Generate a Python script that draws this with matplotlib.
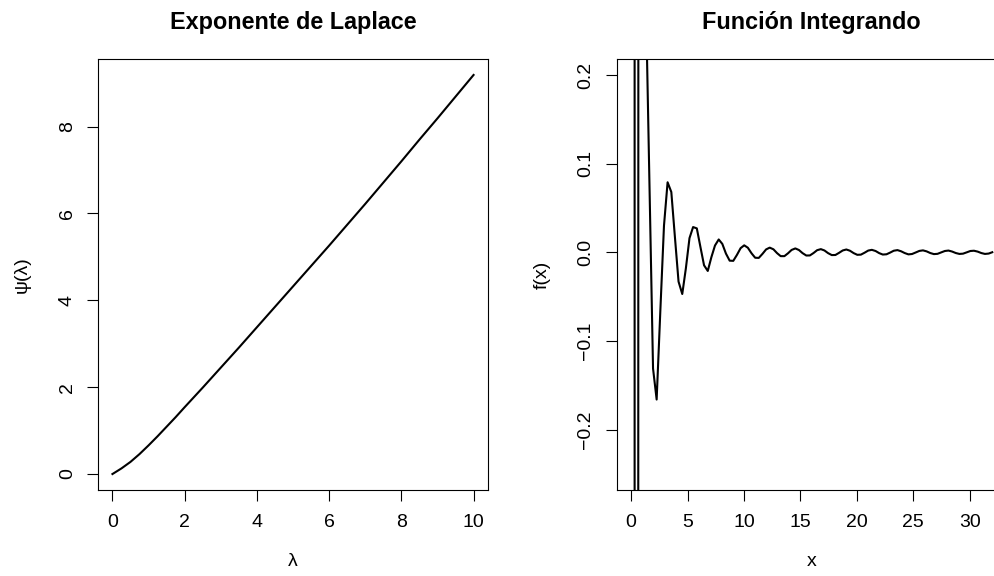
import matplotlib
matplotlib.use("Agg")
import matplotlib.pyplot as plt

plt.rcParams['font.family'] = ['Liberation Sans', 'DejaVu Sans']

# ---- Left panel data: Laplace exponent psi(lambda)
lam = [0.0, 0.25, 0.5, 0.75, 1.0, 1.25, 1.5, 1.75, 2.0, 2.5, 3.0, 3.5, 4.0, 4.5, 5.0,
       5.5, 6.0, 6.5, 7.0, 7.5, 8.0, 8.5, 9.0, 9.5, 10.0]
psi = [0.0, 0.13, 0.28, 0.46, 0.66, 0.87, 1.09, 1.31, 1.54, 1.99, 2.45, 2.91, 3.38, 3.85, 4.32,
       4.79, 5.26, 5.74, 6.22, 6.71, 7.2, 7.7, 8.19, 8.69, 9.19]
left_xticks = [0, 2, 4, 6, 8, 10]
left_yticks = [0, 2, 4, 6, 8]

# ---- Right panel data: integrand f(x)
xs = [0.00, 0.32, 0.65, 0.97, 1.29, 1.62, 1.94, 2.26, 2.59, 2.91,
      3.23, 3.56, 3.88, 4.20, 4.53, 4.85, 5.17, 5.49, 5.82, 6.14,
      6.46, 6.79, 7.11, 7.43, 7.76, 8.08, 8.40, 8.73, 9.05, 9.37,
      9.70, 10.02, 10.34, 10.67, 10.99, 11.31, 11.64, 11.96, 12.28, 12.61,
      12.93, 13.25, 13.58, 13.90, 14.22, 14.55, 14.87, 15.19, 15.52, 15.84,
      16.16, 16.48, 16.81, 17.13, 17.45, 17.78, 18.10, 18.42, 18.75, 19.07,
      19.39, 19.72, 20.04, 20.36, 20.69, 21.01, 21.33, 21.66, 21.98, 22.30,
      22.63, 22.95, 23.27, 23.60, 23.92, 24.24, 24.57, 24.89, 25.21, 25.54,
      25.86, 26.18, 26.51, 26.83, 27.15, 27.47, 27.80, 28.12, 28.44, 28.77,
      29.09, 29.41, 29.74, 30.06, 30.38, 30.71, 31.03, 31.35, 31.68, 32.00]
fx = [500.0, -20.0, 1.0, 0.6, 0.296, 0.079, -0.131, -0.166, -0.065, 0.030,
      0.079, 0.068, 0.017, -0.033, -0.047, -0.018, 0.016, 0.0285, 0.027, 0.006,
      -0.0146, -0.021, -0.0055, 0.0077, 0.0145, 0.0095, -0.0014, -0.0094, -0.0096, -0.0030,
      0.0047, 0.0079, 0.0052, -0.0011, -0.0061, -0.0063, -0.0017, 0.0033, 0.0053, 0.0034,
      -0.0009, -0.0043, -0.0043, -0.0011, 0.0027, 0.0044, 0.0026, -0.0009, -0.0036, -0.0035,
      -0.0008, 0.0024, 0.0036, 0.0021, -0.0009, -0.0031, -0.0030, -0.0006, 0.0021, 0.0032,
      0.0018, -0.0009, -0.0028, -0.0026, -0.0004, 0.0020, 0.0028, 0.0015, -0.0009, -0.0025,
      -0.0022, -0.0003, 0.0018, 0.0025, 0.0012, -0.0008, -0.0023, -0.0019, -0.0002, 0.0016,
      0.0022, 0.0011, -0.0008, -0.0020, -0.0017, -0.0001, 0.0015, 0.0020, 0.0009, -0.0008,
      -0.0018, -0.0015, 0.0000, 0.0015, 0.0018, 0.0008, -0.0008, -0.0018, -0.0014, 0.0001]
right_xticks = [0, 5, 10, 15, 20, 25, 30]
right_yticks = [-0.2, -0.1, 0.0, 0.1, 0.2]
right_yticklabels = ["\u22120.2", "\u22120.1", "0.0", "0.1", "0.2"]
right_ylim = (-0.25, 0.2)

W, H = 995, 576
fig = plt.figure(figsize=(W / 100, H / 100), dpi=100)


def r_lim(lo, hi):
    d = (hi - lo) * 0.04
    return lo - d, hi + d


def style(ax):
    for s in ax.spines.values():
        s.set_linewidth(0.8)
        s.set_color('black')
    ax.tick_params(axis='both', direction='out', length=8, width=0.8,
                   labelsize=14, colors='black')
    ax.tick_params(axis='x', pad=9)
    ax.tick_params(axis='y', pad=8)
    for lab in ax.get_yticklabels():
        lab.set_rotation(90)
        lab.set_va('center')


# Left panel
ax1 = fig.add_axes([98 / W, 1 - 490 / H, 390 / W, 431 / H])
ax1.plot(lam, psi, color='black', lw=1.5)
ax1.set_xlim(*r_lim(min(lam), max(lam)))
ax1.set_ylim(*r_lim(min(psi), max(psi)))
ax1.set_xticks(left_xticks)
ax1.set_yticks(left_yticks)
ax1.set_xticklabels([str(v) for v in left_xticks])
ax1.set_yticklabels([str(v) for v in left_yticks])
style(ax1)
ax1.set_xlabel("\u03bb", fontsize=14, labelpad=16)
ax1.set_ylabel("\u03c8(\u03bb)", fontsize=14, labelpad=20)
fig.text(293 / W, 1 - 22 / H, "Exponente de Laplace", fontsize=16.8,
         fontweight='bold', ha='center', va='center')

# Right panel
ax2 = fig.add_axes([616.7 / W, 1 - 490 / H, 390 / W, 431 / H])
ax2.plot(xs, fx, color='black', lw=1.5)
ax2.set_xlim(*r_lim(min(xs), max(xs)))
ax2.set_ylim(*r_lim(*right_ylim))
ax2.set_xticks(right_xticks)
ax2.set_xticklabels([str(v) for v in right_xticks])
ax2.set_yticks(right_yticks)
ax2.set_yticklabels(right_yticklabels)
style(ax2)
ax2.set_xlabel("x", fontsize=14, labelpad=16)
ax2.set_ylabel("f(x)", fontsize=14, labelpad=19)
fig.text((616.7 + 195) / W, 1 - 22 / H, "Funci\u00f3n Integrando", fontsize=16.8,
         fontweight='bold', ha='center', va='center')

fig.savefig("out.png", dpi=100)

::::

## TASK BRIEF:
Copy, from the material, each line that holds the string "matplotlib".

## TASK ANSWER:
Generate a Python script that draws this with matplotlib.
import matplotlib
matplotlib.use("Agg")
import matplotlib.pyplot as plt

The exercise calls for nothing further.